Ou seja, as companhias que não estiverem prontas para atuar com inovação aberta dentro de sua estratégia terão mais dificuldade de se manterem competitivas. Um bom exemplo de quem aplicou esse conceito foi o Itaú BBA com Accountfy, startup de gestão financeira e contábil com automação avançada integrada ao Enterprise Resource Planning (ERP). No ano passado, as duas empresas, juntas, criaram uma plataforma para uso dos clientes do banco a fim de consolidar, automatizar e transformar dados gerenciais em informações para tomada de decisões estratégicas visando a saúde financeira das empresas. O aplicativo tem, inclusive, funcionalidades relevantes para perspectivas futuras, como modelagem para projeções de demonstrações financeiras, Demonstração de Resultado de Exercício, Balanço Patrimonial e Fluxo de Caixa, apoiando gestores financeiros no gerenciamento de tempo para direcionar as melhores estratégias para o negócio.
Entre os tipos de inovação que as empresas podem apostar estão a inovação incremental, inovação revolucionária e inovação radical, sendo a primeira relacionada a um aprimoramento em produtos ou serviços que já existem.
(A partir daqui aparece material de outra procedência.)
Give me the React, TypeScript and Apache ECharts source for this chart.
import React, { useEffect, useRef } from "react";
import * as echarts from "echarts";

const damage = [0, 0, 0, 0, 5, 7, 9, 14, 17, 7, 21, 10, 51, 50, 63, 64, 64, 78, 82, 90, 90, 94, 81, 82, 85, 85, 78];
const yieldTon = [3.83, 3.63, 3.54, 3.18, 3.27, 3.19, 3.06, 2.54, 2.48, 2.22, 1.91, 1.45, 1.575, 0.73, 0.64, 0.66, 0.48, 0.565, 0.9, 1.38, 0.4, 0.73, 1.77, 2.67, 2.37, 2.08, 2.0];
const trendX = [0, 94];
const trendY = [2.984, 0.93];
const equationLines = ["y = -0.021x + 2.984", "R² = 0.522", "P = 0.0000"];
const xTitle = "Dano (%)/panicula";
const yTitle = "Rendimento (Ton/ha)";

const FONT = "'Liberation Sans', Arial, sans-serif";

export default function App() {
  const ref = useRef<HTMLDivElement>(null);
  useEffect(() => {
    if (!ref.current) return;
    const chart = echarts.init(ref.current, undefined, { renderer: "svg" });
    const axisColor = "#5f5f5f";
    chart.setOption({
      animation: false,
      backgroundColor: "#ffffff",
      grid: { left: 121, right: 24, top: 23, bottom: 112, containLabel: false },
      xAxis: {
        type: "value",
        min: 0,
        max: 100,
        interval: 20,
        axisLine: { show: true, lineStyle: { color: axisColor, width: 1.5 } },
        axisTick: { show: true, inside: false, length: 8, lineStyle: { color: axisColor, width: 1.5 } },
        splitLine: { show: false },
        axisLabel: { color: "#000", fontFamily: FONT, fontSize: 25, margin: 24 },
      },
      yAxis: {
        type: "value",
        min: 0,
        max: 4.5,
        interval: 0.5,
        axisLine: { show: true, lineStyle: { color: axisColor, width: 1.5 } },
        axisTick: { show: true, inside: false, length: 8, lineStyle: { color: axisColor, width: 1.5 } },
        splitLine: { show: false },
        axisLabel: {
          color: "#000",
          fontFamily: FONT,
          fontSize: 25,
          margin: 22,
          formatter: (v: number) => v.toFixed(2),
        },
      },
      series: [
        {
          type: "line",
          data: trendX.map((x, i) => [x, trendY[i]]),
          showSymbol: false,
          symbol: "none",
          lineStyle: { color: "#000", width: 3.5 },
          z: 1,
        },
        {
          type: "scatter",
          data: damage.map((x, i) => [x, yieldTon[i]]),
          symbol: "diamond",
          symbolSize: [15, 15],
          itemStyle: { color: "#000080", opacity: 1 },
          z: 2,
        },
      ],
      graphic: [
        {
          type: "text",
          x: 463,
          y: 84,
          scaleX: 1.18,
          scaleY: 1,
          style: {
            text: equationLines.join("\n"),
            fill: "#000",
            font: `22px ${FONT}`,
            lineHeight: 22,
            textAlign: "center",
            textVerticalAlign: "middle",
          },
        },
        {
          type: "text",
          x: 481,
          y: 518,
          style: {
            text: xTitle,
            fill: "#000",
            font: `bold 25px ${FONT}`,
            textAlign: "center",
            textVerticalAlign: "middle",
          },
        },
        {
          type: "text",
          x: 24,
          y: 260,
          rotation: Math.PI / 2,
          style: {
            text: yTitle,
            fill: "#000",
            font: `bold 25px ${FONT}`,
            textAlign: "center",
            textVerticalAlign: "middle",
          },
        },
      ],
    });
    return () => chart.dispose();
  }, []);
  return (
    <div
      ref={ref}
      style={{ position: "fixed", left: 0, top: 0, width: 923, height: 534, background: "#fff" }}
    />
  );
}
A Nike constantemente aposta neste tipo de abordagem, com foco no design dos calçados e melhoria na disponibilidade dos modelos de tecnologia para a prática de esportes por meio amortecimento da pisada, materiais, conforto do atleta, entre outros tópicos. Isso interfere diretamente no desempenho dos atletas.
A segunda, intitulada revolucionária, altera tecnologias e modelos de negócio de uma maneira mais expressiva, de modo que pode mudar diretamente as regras do jogo com mais vantagem competitiva. Neste caso, a Apple é exemplo relevante quando lançou o iPhone no ano de 2007, o que mexeu com o modo de consumo da telefonia móvel e abriu um marco no mercado de smartphones.
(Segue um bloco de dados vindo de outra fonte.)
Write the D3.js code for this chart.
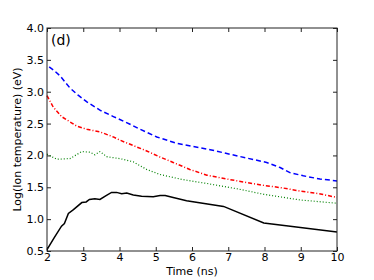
<!DOCTYPE html>
<meta charset="utf-8">
<title>Ion temperature (d)</title>
<style>
    body { margin: 0; background: #fff; }
    text { font-family: "DejaVu Sans", sans-serif; fill: #000; }
    .tick line { stroke: #222; }
    .frame { fill: none; stroke: #222; stroke-width: 1; }
</style>
<body>
</body>
<script src="https://d3js.org/d3.v7.min.js"></script>
<script>
    const width = 374, height = 280;

    // black solid
    const blackT = [2.0, 2.2, 2.4, 2.48, 2.59, 2.73, 2.96, 3.08, 3.17, 3.32, 3.46, 3.63, 3.78, 3.92, 4.06, 4.2, 4.38, 4.61, 4.93, 5.12, 5.26, 5.48, 5.85, 6.87, 7.98, 8.99, 10];
    const blackV = [0.52, 0.71, 0.89, 0.93, 1.09, 1.15, 1.26, 1.27, 1.31, 1.32, 1.31, 1.37, 1.42, 1.42, 1.40, 1.41, 1.38, 1.36, 1.35, 1.37, 1.37, 1.34, 1.29, 1.20, 0.94, 0.87, 0.80];
    // blue dashed
    const blueT = [2.06, 2.2, 2.36, 2.63, 2.85, 3.1, 3.46, 3.83, 4.29, 4.57, 5.03, 5.58, 6.04, 6.5, 6.96, 7.5, 8.06, 8.43, 8.7, 9.07, 9.53, 10];
    const blueV = [3.39, 3.33, 3.25, 3.06, 2.95, 2.84, 2.71, 2.61, 2.49, 2.41, 2.29, 2.19, 2.14, 2.09, 2.03, 1.96, 1.89, 1.81, 1.73, 1.68, 1.63, 1.60];
    // red dash-dot
    const redT = [2.0, 2.17, 2.4, 2.82, 3.1, 3.46, 3.83, 4.01, 4.4, 4.75, 5.1, 5.48, 5.94, 6.41, 6.96, 7.45, 7.98, 8.5, 8.99, 9.5, 10];
    const redV = [2.94, 2.76, 2.61, 2.46, 2.41, 2.37, 2.29, 2.24, 2.15, 2.07, 1.98, 1.89, 1.78, 1.69, 1.63, 1.58, 1.53, 1.49, 1.44, 1.40, 1.34];
    // green dotted
    const greenT = [2.0, 2.27, 2.63, 2.96, 3.19, 3.32, 3.46, 3.65, 4.01, 4.38, 4.75, 5.12, 5.67, 5.86, 6.41, 7.3, 7.98, 8.99, 10];
    const greenV = [2.02, 1.94, 1.95, 2.06, 2.05, 2.01, 2.06, 1.98, 1.95, 1.90, 1.78, 1.70, 1.63, 1.61, 1.56, 1.47, 1.39, 1.30, 1.25];

    const xTicks = [2, 3, 4, 5, 6, 7, 8, 9, 10];
    const yTicks = [0.5, 1.0, 1.5, 2.0, 2.5, 3.0, 3.5, 4.0];

    const series = [
        {t: greenT, v: greenV, color: "green", dash: "1,2", w: 1.2},
        {t: redT, v: redV, color: "red", dash: "4,2,1,2", w: 1.5},
        {t: blueT, v: blueV, color: "blue", dash: "5,3", w: 1.5},
        {t: blackT, v: blackV, color: "black", dash: null, w: 1.5}
    ];

    const margin = {left: 47, right: 37, top: 28, bottom: 29};
    const iw = width - margin.left - margin.right;
    const ih = height - margin.top - margin.bottom;

    const x = d3.scaleLinear().domain([2, 10]).range([0, iw]);
    const y = d3.scaleLinear().domain([0.5, 4.0]).range([ih, 0]);

    const svg = d3.select("body").append("svg")
        .attr("width", width).attr("height", height);

    const g = svg.append("g").attr("transform", `translate(${margin.left},${margin.top})`);

    const fmt = d3.format(".1f");

    // bottom / left axes with inward ticks
    g.append("g").attr("transform", `translate(0,${ih})`)
        .call(d3.axisBottom(x).tickValues(xTicks).tickFormat(d3.format("d")).tickSizeInner(-4).tickSizeOuter(0).tickPadding(2))
        .call(a => a.select(".domain").remove())
        .selectAll("text").style("font-size", "11px");
    g.append("g")
        .call(d3.axisLeft(y).tickValues(yTicks).tickFormat(fmt).tickSizeInner(-4).tickSizeOuter(0).tickPadding(3))
        .call(a => a.select(".domain").remove())
        .selectAll("text").style("font-size", "11px");
    // top / right ticks, no labels
    g.append("g")
        .call(d3.axisTop(x).tickValues(xTicks).tickFormat("").tickSizeInner(-4).tickSizeOuter(0))
        .call(a => a.select(".domain").remove());
    g.append("g").attr("transform", `translate(${iw},0)`)
        .call(d3.axisRight(y).tickValues(yTicks).tickFormat("").tickSizeInner(-4).tickSizeOuter(0))
        .call(a => a.select(".domain").remove());

    const line = d3.line().x(d => x(d[0])).y(d => y(d[1]));

    g.append("g").selectAll("path")
        .data(series)
        .join("path")
        .attr("d", s => line(s.t.map((t, i) => [t, s.v[i]])))
        .attr("fill", "none")
        .attr("stroke", s => s.color)
        .attr("stroke-width", s => s.w)
        .attr("stroke-dasharray", s => s.dash);

    g.append("rect").attr("class", "frame")
        .attr("x", 0).attr("y", 0).attr("width", iw).attr("height", ih);

    g.append("text").attr("x", 4).attr("y", 17)
        .style("font-size", "14px").text("(d)");

    svg.append("text")
        .attr("x", margin.left + iw / 2).attr("y", height - 5)
        .attr("text-anchor", "middle").style("font-size", "11px")
        .text("Time (ns)");

    svg.append("text")
        .attr("transform", `translate(21,${margin.top + ih / 2}) rotate(-90)`)
        .attr("text-anchor", "middle").style("font-size", "11px")
        .text("Log(Ion temperature) (eV)");
</script>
Já a inovação radical é aquela que dá origem a mudanças drásticas em um produto ou serviço que está disponível no mercado, ou que abre uma possibilidade totalmente inédita. E um caso interessante neste quesito é a Netflix, que nasceu como uma locadora de filmes por correio e se transformou em uma das plataformas de streaming mais relevantes do mundo. As pessoas modificaram o modo de consumo de conteúdo audiovisual e passaram preferir o conteúdo disponibilizado pela plataforma de modo online e on demand. Posteriormente, passou a apostar em produções próprias, como o sucesso “Stranger Things”, “The Crown”, entre outras séries premiadas, marcando a indústria cinematográfica.
Voltando a citar os insights obtidos pela pesquisa da PwC, as empresas campeãs de inovação citaram que visam uma proporção maior de inovações revolucionárias e radicais, sobretudo em produtos, serviços, tecnologias e modelos de negócio, o que registra uma mudança de mindset importante, visto que, anteriormente, as companhias chegavam a dedicar até 90% do investimento total a avanços incrementais. Outro ponto é que, nas mais inovadoras, a parcela da receita gerada por novos produtos e serviços é significativamente maior. Cerca de 25% da receita das mais inovadoras vinham de produtos e serviços inovadores lançados no ano anterior. Nas menos inovadoras, a parcela era de apenas 6,6%. Isso mostra o quanto o investimento em inovação permite abrir novas possibilidades de avanço e crescimento.
Ainda de acordo com o levantamento da PwC, os maiores desafios enfrentados pelas corporações estão relacionados a levar ideias inovadoras ao mercado de forma rápida e escalável (54%) e encontrar e reter grandes talentos para que a inovação se materialize (53%). E é neste ponto que volto a trazer a importância da inovação aberta e do quanto estar disponível a receber contribuições externas pode ser a diferença para o sucesso de uma companhia. Estruturas menores, como as das startups, podem resolver as questões relacionadas ao desenvolvimento de soluções inovadoras prontas para escalar.
*Opinião: Paulo Costa
Paulo Costa iniciou sua carreira como empreendedor digital com a participação na fundação e desenvolvimento de diversas startups. Em 2015, passou a fazer parte do mundo executivo na Accenture, onde ficou por cinco anos como diretor de inovação, boa parte deles dentro do próprio Cubo. O atual CEO do hub de fomento ao empreendedorismo tecnológico do Itaú também foi um dos responsáveis por apoiar o fundo Neo Future, da gestora de fundos de investimentos Neo, onde conduzia desafios relacionados a estratégias digitais e inovação, tendências e comportamento de consumo.